Questa serie di annunci mancati, rinvii e regolamentazioni sospese è ben più di un semplice problema di disorganizzazione. Sta creando un clima di incertezza devastante. Le aziende non sanno su cosa investire, le persone non sanno cosa aspettarsi dalle nuove leggi, e tutto si ferma (o quasi). In un mondo normale, quando non si hanno certezze, tanti preferiscono non rischiare. Gli investimenti dunque diminuiscono, la crescita rallenta, e il tessuto economico si indebolisce. In un momento storico in cui le tensioni geopolitiche sono sempre più gravi, con la Russia e la Cina che osservano attentamente ogni mossa dell’Europa, questi ritardi non fanno che peggiorare la situazione. Un’Europa lenta e inefficiente appare debole, incapace di reagire rapidamente alle sfide globali. E questo, ovviamente, fa piacere agli avversari storici dell’Occidente.

Eppure, paradossalmente, l’Unione Europea sembra voler risolvere ogni problema con ancora più regolamentazioni. La voglia di legiferare su ogni aspetto della vita economica e sociale è davvero soffocante: alla fine, tutto ciò che otteniamo è semplicemente il rallentamento dell’economia. Ogni nuova legge, ogni nuova direttiva, non fa che introdurre incertezze e aumentare i costi per le aziende, che non sanno come muoversi. Non sorprende che molte imprese scelgano di non investire, o peggio, di trasferirsi fuori dall’UE. Si badi bene, tuttavia, che il ritardo nelle decisioni e nelle attuazioni non l’eccezione nei sistemi burocratici, bensì la norma. Si tratta di una caratteristica intrinseca del sistema statalista. 

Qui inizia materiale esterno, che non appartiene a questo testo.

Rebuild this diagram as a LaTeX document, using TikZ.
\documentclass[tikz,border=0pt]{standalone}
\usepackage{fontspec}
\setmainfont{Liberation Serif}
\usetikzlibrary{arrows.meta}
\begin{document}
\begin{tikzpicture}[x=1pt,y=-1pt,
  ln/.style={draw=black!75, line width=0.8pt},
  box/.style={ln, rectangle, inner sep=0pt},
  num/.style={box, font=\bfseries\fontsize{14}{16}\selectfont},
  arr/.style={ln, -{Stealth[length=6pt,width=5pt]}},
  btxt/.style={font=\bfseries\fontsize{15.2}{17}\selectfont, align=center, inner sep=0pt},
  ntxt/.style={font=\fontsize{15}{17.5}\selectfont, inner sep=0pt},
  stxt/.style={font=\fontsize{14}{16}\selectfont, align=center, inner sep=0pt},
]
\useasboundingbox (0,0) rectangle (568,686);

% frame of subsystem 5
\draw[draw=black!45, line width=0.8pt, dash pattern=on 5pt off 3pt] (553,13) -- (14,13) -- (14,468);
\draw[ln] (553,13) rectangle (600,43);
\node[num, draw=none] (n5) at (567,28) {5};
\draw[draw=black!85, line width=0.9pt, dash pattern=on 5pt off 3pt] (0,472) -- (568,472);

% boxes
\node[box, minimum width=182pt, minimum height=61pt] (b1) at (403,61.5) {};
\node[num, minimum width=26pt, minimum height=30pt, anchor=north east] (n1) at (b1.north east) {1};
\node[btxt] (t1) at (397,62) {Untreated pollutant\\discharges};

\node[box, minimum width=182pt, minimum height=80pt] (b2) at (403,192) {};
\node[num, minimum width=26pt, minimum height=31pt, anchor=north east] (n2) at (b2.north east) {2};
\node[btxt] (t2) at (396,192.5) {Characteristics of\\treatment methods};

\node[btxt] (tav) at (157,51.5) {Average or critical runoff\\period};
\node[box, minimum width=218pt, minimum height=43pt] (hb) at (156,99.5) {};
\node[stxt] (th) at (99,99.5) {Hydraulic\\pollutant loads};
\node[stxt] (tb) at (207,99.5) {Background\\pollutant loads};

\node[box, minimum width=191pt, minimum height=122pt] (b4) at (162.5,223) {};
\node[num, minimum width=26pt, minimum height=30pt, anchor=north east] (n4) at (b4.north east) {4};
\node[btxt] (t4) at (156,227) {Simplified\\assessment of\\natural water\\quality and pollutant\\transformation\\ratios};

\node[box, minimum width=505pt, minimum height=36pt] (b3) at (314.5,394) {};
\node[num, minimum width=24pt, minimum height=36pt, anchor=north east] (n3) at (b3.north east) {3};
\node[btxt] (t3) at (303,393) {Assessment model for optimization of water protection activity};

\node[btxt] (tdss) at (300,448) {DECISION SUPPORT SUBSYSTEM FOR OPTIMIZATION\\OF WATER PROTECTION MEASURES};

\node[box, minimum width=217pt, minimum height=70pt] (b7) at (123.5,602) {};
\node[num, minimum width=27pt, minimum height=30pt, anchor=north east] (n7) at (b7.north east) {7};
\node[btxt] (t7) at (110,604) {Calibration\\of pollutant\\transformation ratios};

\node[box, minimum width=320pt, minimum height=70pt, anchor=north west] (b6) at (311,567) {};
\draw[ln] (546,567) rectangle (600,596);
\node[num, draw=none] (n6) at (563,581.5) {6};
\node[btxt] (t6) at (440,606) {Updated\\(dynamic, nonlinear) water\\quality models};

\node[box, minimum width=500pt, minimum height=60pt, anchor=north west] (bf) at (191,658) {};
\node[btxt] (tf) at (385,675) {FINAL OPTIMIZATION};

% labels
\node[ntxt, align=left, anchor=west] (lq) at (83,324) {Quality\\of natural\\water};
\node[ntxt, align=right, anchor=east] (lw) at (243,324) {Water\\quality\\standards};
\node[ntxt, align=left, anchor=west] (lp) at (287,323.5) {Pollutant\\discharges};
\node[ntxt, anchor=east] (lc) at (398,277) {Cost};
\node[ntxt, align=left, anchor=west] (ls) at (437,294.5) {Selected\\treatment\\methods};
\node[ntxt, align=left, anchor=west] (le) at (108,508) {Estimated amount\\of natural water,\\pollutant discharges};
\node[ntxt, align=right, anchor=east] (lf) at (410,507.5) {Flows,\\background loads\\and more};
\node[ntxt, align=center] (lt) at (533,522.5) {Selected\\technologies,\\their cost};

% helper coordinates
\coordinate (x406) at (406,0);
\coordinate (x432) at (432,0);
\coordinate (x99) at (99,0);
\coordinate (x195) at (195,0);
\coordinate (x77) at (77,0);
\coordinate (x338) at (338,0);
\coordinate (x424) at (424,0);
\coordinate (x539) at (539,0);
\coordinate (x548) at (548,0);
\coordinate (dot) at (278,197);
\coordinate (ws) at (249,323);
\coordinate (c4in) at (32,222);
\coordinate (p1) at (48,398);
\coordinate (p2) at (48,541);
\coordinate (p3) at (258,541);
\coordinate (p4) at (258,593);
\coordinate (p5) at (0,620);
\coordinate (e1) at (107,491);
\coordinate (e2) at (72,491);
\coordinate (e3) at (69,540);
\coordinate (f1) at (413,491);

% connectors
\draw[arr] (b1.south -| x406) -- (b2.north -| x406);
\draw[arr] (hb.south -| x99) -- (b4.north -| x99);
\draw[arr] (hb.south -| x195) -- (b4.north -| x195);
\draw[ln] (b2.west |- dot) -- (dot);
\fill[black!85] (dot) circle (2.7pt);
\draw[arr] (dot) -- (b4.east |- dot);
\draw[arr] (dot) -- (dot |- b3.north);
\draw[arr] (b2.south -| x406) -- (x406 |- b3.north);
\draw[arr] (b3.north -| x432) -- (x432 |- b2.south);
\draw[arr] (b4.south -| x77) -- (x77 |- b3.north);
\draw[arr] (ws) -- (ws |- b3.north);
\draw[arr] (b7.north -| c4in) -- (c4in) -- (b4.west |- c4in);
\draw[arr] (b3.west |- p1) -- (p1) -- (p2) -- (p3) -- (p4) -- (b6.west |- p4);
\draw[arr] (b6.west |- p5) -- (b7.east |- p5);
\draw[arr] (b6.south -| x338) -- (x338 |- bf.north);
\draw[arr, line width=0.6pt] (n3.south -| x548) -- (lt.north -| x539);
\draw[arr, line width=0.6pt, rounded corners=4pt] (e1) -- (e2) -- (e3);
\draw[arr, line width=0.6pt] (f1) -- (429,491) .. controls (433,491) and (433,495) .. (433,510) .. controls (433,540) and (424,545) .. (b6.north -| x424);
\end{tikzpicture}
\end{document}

I grandi economisti austriaci, come Ludwig von Mises, hanno dimostrato come la burocrazia sia per sua stessa natura tendente all’inefficienza, poiché manca del meccanismo fondamentale del mercato: il calcolo economico basato sui prezzi. In un’economia di mercato, le imprese e gli individui operano sotto la pressione della concorrenza e dell’allocazione efficiente delle risorse, guidate dall’interazione tra domanda e offerta. La burocrazia, invece, agisce senza questo incentivo, poiché le sue risorse provengono forzosamente dalla tassazione e non dai risultati ottenuti. Questo disallineamento tra costi e benefici porta naturalmente a ritardi e inefficienze. In assenza di segnali di mercato, i burocrati non hanno alcuna urgenza di ottimizzare tempi e risorse, perché non subiscono le conseguenze dirette delle proprie azioni.

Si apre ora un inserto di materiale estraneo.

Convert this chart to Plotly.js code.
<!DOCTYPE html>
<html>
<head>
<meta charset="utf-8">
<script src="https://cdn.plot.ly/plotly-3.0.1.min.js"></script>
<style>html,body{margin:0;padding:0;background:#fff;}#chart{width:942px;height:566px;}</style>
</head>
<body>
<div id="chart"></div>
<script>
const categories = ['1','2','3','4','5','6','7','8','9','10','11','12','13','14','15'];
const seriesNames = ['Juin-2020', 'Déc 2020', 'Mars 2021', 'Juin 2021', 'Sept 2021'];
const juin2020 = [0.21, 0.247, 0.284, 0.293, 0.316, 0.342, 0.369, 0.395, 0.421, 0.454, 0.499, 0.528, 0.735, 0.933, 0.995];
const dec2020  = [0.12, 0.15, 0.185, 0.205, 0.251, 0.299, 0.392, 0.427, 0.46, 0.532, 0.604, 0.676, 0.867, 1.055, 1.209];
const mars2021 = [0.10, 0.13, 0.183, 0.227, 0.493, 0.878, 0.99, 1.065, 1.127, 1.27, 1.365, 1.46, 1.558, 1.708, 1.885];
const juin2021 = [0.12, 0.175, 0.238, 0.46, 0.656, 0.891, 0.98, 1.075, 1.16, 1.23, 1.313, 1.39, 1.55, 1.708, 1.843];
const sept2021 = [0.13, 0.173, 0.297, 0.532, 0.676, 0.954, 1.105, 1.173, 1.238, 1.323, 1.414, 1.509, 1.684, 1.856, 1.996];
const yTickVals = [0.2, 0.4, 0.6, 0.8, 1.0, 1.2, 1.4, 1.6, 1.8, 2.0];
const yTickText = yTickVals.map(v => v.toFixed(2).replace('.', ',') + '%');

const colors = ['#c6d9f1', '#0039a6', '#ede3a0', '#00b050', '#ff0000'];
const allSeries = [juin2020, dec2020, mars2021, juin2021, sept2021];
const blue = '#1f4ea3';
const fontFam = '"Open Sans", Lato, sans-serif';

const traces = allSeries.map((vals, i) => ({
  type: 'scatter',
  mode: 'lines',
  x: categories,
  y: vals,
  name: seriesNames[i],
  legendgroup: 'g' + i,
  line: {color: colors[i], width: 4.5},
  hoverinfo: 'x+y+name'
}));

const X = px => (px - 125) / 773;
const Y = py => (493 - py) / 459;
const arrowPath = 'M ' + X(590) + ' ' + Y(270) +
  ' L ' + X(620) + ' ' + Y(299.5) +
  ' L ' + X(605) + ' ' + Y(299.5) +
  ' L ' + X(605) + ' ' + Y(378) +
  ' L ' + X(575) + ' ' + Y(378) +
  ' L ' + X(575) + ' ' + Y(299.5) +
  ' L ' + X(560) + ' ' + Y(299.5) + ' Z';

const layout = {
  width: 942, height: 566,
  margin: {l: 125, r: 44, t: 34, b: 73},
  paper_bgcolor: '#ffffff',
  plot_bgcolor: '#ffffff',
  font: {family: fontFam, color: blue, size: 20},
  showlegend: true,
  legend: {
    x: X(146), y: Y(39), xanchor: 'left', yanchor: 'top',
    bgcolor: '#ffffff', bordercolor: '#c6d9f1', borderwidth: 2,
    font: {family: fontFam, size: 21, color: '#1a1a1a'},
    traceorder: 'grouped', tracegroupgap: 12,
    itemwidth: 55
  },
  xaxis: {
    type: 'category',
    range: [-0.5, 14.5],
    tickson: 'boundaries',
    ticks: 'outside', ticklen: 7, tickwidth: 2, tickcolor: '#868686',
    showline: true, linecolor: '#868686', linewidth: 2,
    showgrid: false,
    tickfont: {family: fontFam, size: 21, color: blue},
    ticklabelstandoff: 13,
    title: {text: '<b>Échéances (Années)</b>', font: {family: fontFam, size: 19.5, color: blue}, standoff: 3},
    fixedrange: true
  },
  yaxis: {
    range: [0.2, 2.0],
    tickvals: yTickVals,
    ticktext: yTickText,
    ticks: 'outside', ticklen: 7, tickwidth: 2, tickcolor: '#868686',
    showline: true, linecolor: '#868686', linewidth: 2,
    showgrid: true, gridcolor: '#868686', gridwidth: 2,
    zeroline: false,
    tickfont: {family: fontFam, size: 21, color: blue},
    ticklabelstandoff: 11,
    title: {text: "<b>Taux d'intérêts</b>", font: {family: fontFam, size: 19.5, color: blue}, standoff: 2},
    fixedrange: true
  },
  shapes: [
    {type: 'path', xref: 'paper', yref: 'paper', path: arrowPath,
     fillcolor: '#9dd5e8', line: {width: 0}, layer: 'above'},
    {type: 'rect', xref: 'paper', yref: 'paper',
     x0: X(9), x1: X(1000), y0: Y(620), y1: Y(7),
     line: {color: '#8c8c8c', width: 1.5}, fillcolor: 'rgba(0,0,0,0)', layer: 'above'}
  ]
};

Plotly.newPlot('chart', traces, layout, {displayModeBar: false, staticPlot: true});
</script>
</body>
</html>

Cosa possiamo fare per uscire da questo circolo vizioso? Forse è ora di parlare seriamente di indipendenza economica. Non solo dai rispettivi Stati nazionali, ma soprattutto dai burocrati di Bruxelles. Il localismo, la sussidiarietà – principi cari alla vera tradizione europea, quella cristiana – sono la chiave per un futuro prospero. Lasciamo che siano le comunità locali a decidere ciò che è meglio per la propria economia. L’economia privata, quella vera, quella che si occupa della “legge della casa”, è il motore della crescita, e non dovrebbe essere soffocata da regolamentazioni imposte dall’alto.